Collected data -
☆ ☆ ☆ ☆ ☆

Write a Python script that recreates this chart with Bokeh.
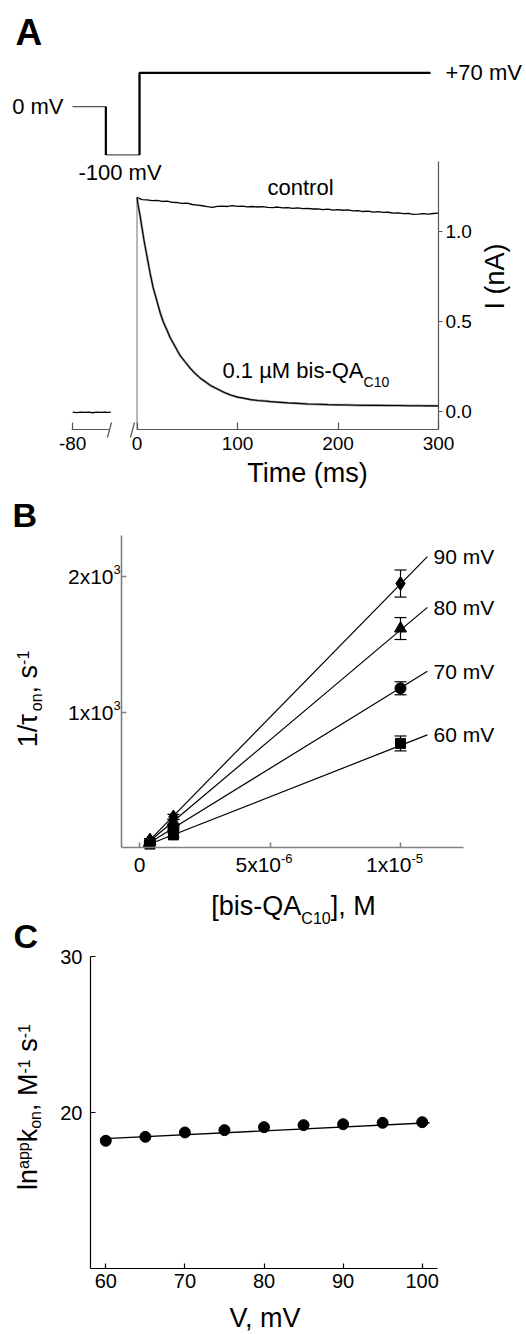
import math
from bokeh.plotting import figure
from bokeh.layouts import column
from bokeh.models import (Range1d, FixedTicker, Label, Whisker, ColumnDataSource,
                          TeeHead, NumeralTickFormatter)
from bokeh.embed import file_html
from bokeh.resources import INLINE

FONT = "Liberation Sans"
W = 524

# ---------------- data : panel A ----------------
proto_t = [-64.2, -31.0, -31.0, 2.5, 2.5, 292.0]      # display time, ms
proto_v = [0, 0, -100, -100, 70, 70]                  # command potential, mV

ctrl_t = [0, 5, 10, 15, 20, 25, 30, 35, 40, 45, 50, 55, 60, 65, 70, 75, 80, 85, 90, 95,
          100, 105, 110, 115, 120, 125, 130, 135, 140, 145, 150, 155, 160, 165, 170, 175,
          180, 185, 190, 195, 200, 205, 210, 215, 220, 225, 230, 235, 240, 245, 250, 255,
          260, 265, 270, 275, 280, 285, 290, 295, 300]
ctrl_i = [1.190, 1.177, 1.176, 1.172, 1.173, 1.167, 1.169, 1.162, 1.161, 1.156, 1.157, 1.150,
          1.147, 1.143, 1.138, 1.134, 1.140, 1.141, 1.139, 1.144, 1.140, 1.141, 1.137, 1.139,
          1.136, 1.138, 1.134, 1.133, 1.136, 1.131, 1.133, 1.129, 1.131, 1.127, 1.129, 1.125,
          1.126, 1.122, 1.124, 1.119, 1.121, 1.118, 1.120, 1.115, 1.116, 1.111, 1.113, 1.108,
          1.110, 1.106, 1.107, 1.102, 1.104, 1.099, 1.101, 1.095, 1.096, 1.099, 1.096, 1.100,
          1.102]

bis_t = [0, 1, 2, 3, 5, 7, 10, 13, 16, 20, 23, 26, 30, 33, 38, 43, 48, 53, 58, 63, 68, 73,
         80, 87, 93, 100, 107, 113, 120, 127, 133, 140, 150, 160, 170, 180, 190, 200, 210,
         220, 230, 240, 250, 260, 270, 280, 290, 300]
bis_i = [1.19, 1.15, 1.12, 1.09, 1.02, 0.95, 0.86, 0.77, 0.69, 0.61, 0.55, 0.50, 0.45, 0.41,
         0.36, 0.31, 0.275, 0.24, 0.21, 0.185, 0.165, 0.145, 0.125, 0.105, 0.092, 0.080,
         0.073, 0.066, 0.061, 0.058, 0.055, 0.052, 0.048, 0.045, 0.042, 0.040, 0.038, 0.037,
         0.036, 0.035, 0.034, 0.034, 0.033, 0.033, 0.032, 0.032, 0.031, 0.031]

base_t = [-80, -76, -72, -68, -64, -60, -56, -52, -48, -44, -42]
base_i = [-0.004, -0.006, -0.003, -0.005, -0.004, -0.007, -0.004, -0.005, -0.003, -0.005, -0.004]
BREAK_SHIFT = 16.0

a_xticks = [-64, 0, 100, 200, 300]
a_xtick_labels = {-64: "-80"}
a_yticks = [0.0, 0.5, 1.0]

# ---------------- data : panel B ----------------
conc = [0.4e-6, 1.3e-6, 1.0e-5]
series = ["90 mV", "80 mV", "70 mV", "60 mV"]
markers = ["diamond", "triangle", "circle", "square"]
msizes = [14, 12, 11, 10]
rate_90 = [55, 225, 1948]
rate_80 = [45, 190, 1616]
rate_70 = [35, 142, 1175]
rate_60 = [25, 93, 768]
err_90 = [10, 20, 100]
err_80 = [8, 18, 81]
err_70 = [7, 15, 48]
err_60 = [6, 15, 55]
fit_conc = [0.15e-6, 1.103e-5]
fit_90 = [7, 2147]
fit_80 = [7, 1772]
fit_70 = [7, 1301]
fit_60 = [7, 831]
b_xticks = [0, 5e-6, 1e-5]
b_xtick_mant = ["0", "5x10", "1x10"]
b_xtick_exp = ["", "-6", "-5"]
b_yticks = [1000, 2000]
b_ytick_mant = ["1x10", "2x10"]
b_ytick_exp = ["3", "3"]

# ---------------- data : panel C ----------------
volt = [60, 65, 70, 75, 80, 85, 90, 95, 100]
lnk = [18.19, 18.44, 18.72, 18.87, 19.06, 19.19, 19.25, 19.34, 19.38]
fit_v = [59.25, 100.93]
fit_lnk = [18.31, 19.34]
c_xticks = [60, 70, 80, 90, 100]
c_yticks = [20, 30]

# ---------------- helpers ----------------
ADV = {c: 0.556 for c in "0123456789"}
ADV.update({".": 0.278, " ": 0.278, ",": 0.278, "/": 0.278, "-": 0.333, "+": 0.584,
            "[": 0.278, "]": 0.278, "(": 0.333, ")": 0.333,
            "a": 0.556, "b": 0.556, "c": 0.5, "e": 0.556, "i": 0.222, "k": 0.5, "l": 0.222,
            "m": 0.833, "n": 0.556, "o": 0.556, "p": 0.556, "r": 0.333, "s": 0.5, "t": 0.278,
            "x": 0.5, "A": 0.667, "B": 0.667, "C": 0.722, "I": 0.278, "M": 0.833, "Q": 0.778,
            "T": 0.611, "V": 0.667, "\u03c4": 0.5, "\u00b5": 0.576})
MID = 0.36   # distance from alphabetic baseline to the 'middle' anchor, in em


def tw(s, size):
    return sum(ADV.get(c, 0.556) for c in s) * size


class Geo:
    """A panel whose frame fills its whole canvas (page rows ft..fb, columns 0..W).
    xa / ya : (page pixel, data value, pixels per data unit) anchors read off the reference."""
    def __init__(self, ft, fb, xa, ya):
        self.ft, self.fb = ft, fb
        self.xa, self.ya = xa, ya
        self.x0, self.x1 = self.X(0), self.X(W)
        self.y0, self.y1 = self.Y(fb), self.Y(ft)

    def X(self, xp):
        p, v, k = self.xa
        return v + (xp - p) / k

    def Y(self, yp):
        p, v, k = self.ya
        return v + (p - yp) / k

    def px(self, x):
        p, v, k = self.xa
        return p + (x - v) * k

    def py(self, y):
        p, v, k = self.ya
        return p - (y - v) * k


def label(p, g, xp, yp, text, size, align="left", base=True, bold=False, angle=0.0):
    """(xp, yp) page position; if base, yp (or xp when rotated) is the alphabetic baseline."""
    if base:
        if angle == 0:
            yp = yp - MID * size
        else:
            xp = xp - MID * size
    p.add_layout(Label(x=g.X(xp), y=g.Y(yp), text=text, text_font=FONT,
                       text_font_size=f"{size}px", text_align=align, text_baseline="middle",
                       text_font_style="bold" if bold else "normal", angle=angle,
                       text_color="black"))


def rich(p, g, xp, yp, pieces, align="left", angle=0.0):
    total = sum(tw(t, s) for t, s, _ in pieces)
    cur = {"left": 0.0, "center": -total / 2, "right": -total}[align]
    for t, s, sh in pieces:
        lead = len(t) - len(t.lstrip(" "))
        cur += tw(" " * lead, s)          # leading blanks are advanced, not drawn
        body = t.lstrip(" ")
        if angle == 0:
            label(p, g, xp + cur, yp - sh, body, s)
        else:
            label(p, g, xp - sh, yp - cur, body, s, angle=angle)
        cur += tw(body, s)


def make_fig(g, y_loc="left"):
    p = figure(frame_width=W, frame_height=int(g.fb - g.ft),
               x_range=Range1d(g.x0, g.x1), y_range=Range1d(g.y0, g.y1),
               output_backend="svg", toolbar_location=None, y_axis_location=y_loc,
               min_border_left=0, min_border_right=0, min_border_top=0, min_border_bottom=0)
    p.grid.visible = False
    p.outline_line_color = None
    p.background_fill_color = "white"
    p.border_fill_color = "white"
    return p


def style_axis(ax, color, width, tin, tout, standoff, size="19px"):
    ax.axis_line_color = color
    ax.axis_line_width = width
    ax.major_tick_line_color = color
    ax.major_tick_line_width = width
    ax.minor_tick_line_color = None
    ax.major_tick_in = tin
    ax.major_tick_out = tout
    ax.major_label_standoff = standoff
    ax.major_label_text_font = FONT
    ax.major_label_text_font_size = size
    ax.major_label_text_color = "black"


# ================= PANEL A =================
gA = Geo(0, 490, (136.5, 0.0, 1.005), (411.0, 0.0, 180.0))
pA = make_fig(gA, y_loc="right")
V0_PAGE, V_PX = 106.2, 0.482
pA.extra_y_ranges = {"v": Range1d((V0_PAGE - gA.fb) / V_PX, (V0_PAGE - gA.ft) / V_PX)}


def vpage(v):
    return V0_PAGE - V_PX * v


pA.line(proto_t, proto_v, y_range_name="v", line_color="#555555", line_width=1.3)
pA.line(proto_t[1:3], proto_v[1:3], y_range_name="v", line_color="black", line_width=2.2)
pA.line(proto_t[3:], proto_v[3:], y_range_name="v", line_color="black", line_width=2.2)

AX_Y = gA.Y(429)            # nA level of the time axis
pA.line([0, 0], [AX_Y, ctrl_i[0]], line_color="#8a8a8a", line_width=1.2)
pA.line(ctrl_t, ctrl_i, line_color="black", line_width=1.3)
pA.line(bis_t, bis_i, line_color="#9a9a9a", line_width=2.4)
pA.line(bis_t, bis_i, line_color="black", line_width=1.1)
pA.line([t + BREAK_SHIFT for t in base_t], base_i, line_color="black", line_width=1.3)

axc = "#555555"
pA.line([base_t[0] + BREAK_SHIFT - 1, base_t[-3] + BREAK_SHIFT + 4], [AX_Y, AX_Y],
        line_color=axc, line_width=1.2)
pA.line([ctrl_t[0], ctrl_t[-1]], [AX_Y, AX_Y], line_color=axc, line_width=1.2)
brk_x = [-29.4, -6.5]
pA.segment(x0=brk_x, y0=[gA.Y(437)] * 2, x1=[x + 4 for x in brk_x], y1=[gA.Y(422)] * 2,
           line_color=axc, line_width=1.2)

xa = pA.xaxis[0]
style_axis(xa, axc, 1.2, 7, 0, 7)
xa.axis_line_color = None
xa.fixed_location = AX_Y
xa.ticker = FixedTicker(ticks=a_xticks)
xa.major_label_overrides = a_xtick_labels

ya = pA.yaxis[0]
style_axis(ya, axc, 1.2, 0, 4, 3)
ya.fixed_location = gA.X(438)
ya.ticker = FixedTicker(ticks=a_yticks)
ya.formatter = NumeralTickFormatter(format="0.0")
ya.bounds = (AX_Y, gA.Y(160.8))

label(pA, gA, 15, 45, "A", 37, bold=True)
label(pA, gA, 63, vpage(0), "0 mV", 22, align="right", base=False)
label(pA, gA, 119.5, 172, "-100 mV", 22, align="center", base=False)
label(pA, gA, 445, vpage(70), "+70 mV", 22, base=False)
label(pA, gA, 300, 187, "control", 22, align="center", base=False)
rich(pA, gA, 222, 378, [("0.1 \u00b5M bis-QA", 22, 0), ("C10", 14, -9)])
label(pA, gA, 307, 482, "Time (ms)", 27, align="center")
label(pA, gA, 504, 276, "I (nA)", 27, align="center", angle=math.pi / 2)

# ================= PANEL B =================
gB = Geo(490, 890, (139.0, 0.0, 26.1e6), (847.0, 0.0, 0.1355))
pB = make_fig(gB)
rates = [rate_90, rate_80, rate_70, rate_60]
errs = [err_90, err_80, err_70, err_60]
fits = [fit_90, fit_80, fit_70, fit_60]
for name, mk, ms, r, e, f in zip(series, markers, msizes, rates, errs, fits):
    pB.line(fit_conc, f, line_color="black", line_width=1.2)
    src = ColumnDataSource(dict(x=conc, y=r, upper=[a + b for a, b in zip(r, e)],
                                lower=[a - b for a, b in zip(r, e)]))
    pB.add_layout(Whisker(source=src, base="x", upper="upper", lower="lower",
                          dimension="height", line_color="black", line_width=1.2,
                          upper_head=TeeHead(size=12, line_color="black", line_width=1.2),
                          lower_head=TeeHead(size=12, line_color="black", line_width=1.2)))
    pB.scatter("x", "y", source=src, marker=mk, size=ms, fill_color="black", line_color="black")
    pB.add_layout(Label(x=gB.X(433), y=f[-1], text=name, text_font=FONT,
                        text_font_size="21px", text_baseline="middle", text_color="black"))

bcol = "#808080"
xb = pB.xaxis[0]
style_axis(xb, bcol, 1.6, 5, 0, 5)
xb.major_label_text_color = None
xb.fixed_location = 0.0
xb.bounds = (gB.X(121), gB.X(463))
xb.ticker = FixedTicker(ticks=b_xticks)
yb = pB.yaxis[0]
style_axis(yb, bcol, 1.6, 5, 0, 5)
yb.major_label_text_color = None
yb.fixed_location = gB.X(121)
yb.bounds = (0.0, gB.Y(535))
yb.ticker = FixedTicker(ticks=b_yticks)

TK, SUP = 21, 13
for v, m, e in zip(b_xticks, b_xtick_mant, b_xtick_exp):
    if e:
        rich(pB, gB, gB.px(v) - 6, 872, [(m, TK, 0), (e, SUP, 9.5)], align="center")
    else:
        label(pB, gB, gB.px(v), 872, m, TK, align="center")
for v, m, e in zip(b_yticks, b_ytick_mant, b_ytick_exp):
    yp = gB.py(v) + MID * TK
    rich(pB, gB, 113 - tw(m, TK), yp, [(m, TK, 0), (e, SUP, 9.5)])

label(pB, gB, 12, 527, "B", 34, bold=True)
rich(pB, gB, 37, 698.5, [("1/\u03c4", 27, 0), ("on", 16, -5), (", s", 27, 0), ("-1", 16, 9)],
     align="center", angle=math.pi / 2)

# ================= PANEL C =================
gC = Geo(890, 1333, (105.3, 60.0, 7.91), (1112.0, 20.0, 15.6))
pC = make_fig(gC)
# x-axis title of panel B sits at the top of this canvas
rich(pC, gC, 293, 915, [("[bis-QA", 27, 0), ("C10", 16, -9), ("], M", 27, 0)],
     align="center")

pC.line(fit_v, fit_lnk, line_color="black", line_width=1.4)
pC.scatter(volt, lnk, marker="circle", size=11, fill_color="black", line_color="black")

xc = pC.xaxis[0]
style_axis(xc, "black", 1.2, 5, 0, 5, size="20px")
xc.fixed_location = 10.0
xc.bounds = (gC.X(90), gC.X(437))
xc.ticker = FixedTicker(ticks=c_xticks)
yc = pC.yaxis[0]
style_axis(yc, "black", 1.2, 5, 0, 8, size="20px")
yc.fixed_location = gC.X(90)
yc.bounds = (10.0, 30.0)
yc.ticker = FixedTicker(ticks=c_yticks)

label(pC, gC, 13, 948, "C", 34, bold=True)
label(pC, gC, 264.5, 1327, "V, mV", 27, align="center")
rich(pC, gC, 37, 1106.5,
     [("ln", 27, 0), ("app", 16, 8), ("k", 27, 0), ("on", 16, -4), (", M", 27, 0),
      ("-1", 16, 8), (" s", 27, 0), ("-1", 16, 8)], align="center", angle=math.pi / 2)

layout = column(pA, pB, pC, spacing=0)
open("out.html", "w").write(file_html(layout, INLINE))
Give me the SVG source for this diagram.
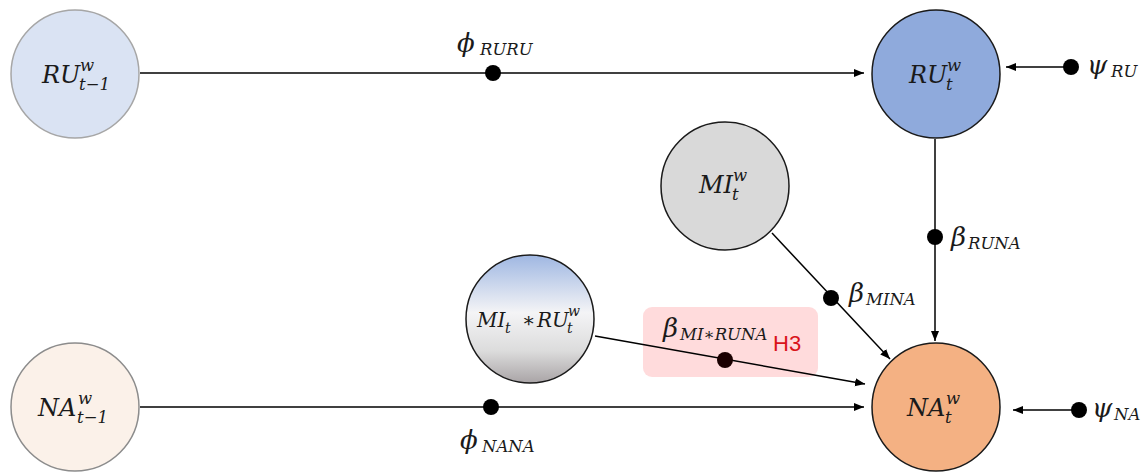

☆ ☆ ☆ ☆ ☆

Write out, word for word, the lines from the start of the data through the one holding "proto_v = [0, 0, -100, -100, 70, 70]". Omit pictures.

Write a Python script that recreates this chart with Bokeh.
import math
from bokeh.plotting import figure
from bokeh.layouts import column
from bokeh.models import (Range1d, FixedTicker, Label, Whisker, ColumnDataSource,
                          TeeHead, NumeralTickFormatter)
from bokeh.embed import file_html
from bokeh.resources import INLINE

FONT = "Liberation Sans"
W = 524

# ---------------- data : panel A ----------------
proto_t = [-64.2, -31.0, -31.0, 2.5, 2.5, 292.0]      # display time, ms
proto_v = [0, 0, -100, -100, 70, 70]                  # command potential, mV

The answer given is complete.